The Raven and horror fiction


So as I mentioned in my last post, I recently went to see the Allen Edgar Poe inspired movie, The Raven.  I actually was pleasantly surprised by the plot line of the movie.  There had been some vague hints of horror in the previews, but it actually falls more under mystery/suspense, a la Silence of the Lambs.  I enjoyed John Cusack’s portrayal of Poe in particular–he embodies the horror and anxiety of the author who is confronted by real life enactments of his gory short stories.

So this brings me back to musings about today’s society and our taste in books and movies.  If you’ve taken literature before, you know that there were several ‘periods’ of different styles of writing in the last few centuries, often going along with different periods of art and music styles. You have the Classical (Age of Reason), the Romantic (to which writers like Poe and Mary Shelley belonged), Realist in the early twentieth century, etc.

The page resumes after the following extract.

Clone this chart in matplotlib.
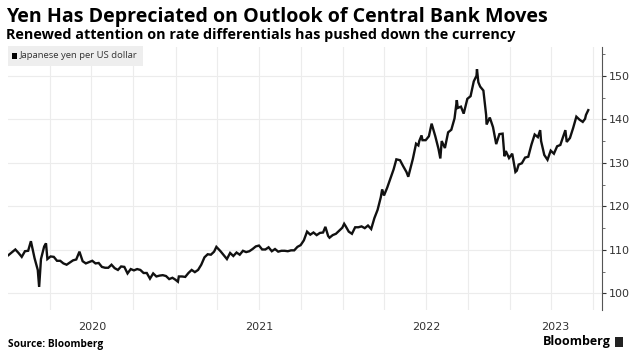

So what kind of period are we in now?

I would say that during the sixties there was a big push towards experimental styles, and a heavy dose of realism in both fiction and movies in the seventies.  Since then, however, we seem to have swung back towards a more romantic style.  The bigger, louder, more melodramatic, the more shocking, the better.  Perhaps this is because we have become so inundated by information that it takes a lot to even get our attention.  A murder is not enough.  It has to be a psychotic, grisly murder.  And if that’s the case, this movie definitely gets your attention.

For all of that, however, what I particularly liked about this movie was the witty dialogue and the little war of words between writers that they included along with the gripping plot.  It gives me hope that we haven’t just become accustomed to brainless violence.  That hopefully there are still some readers and viewers who enjoy thinking.

For that, I do recommend the movie.

And then go back and read all the works of Poe that you can find.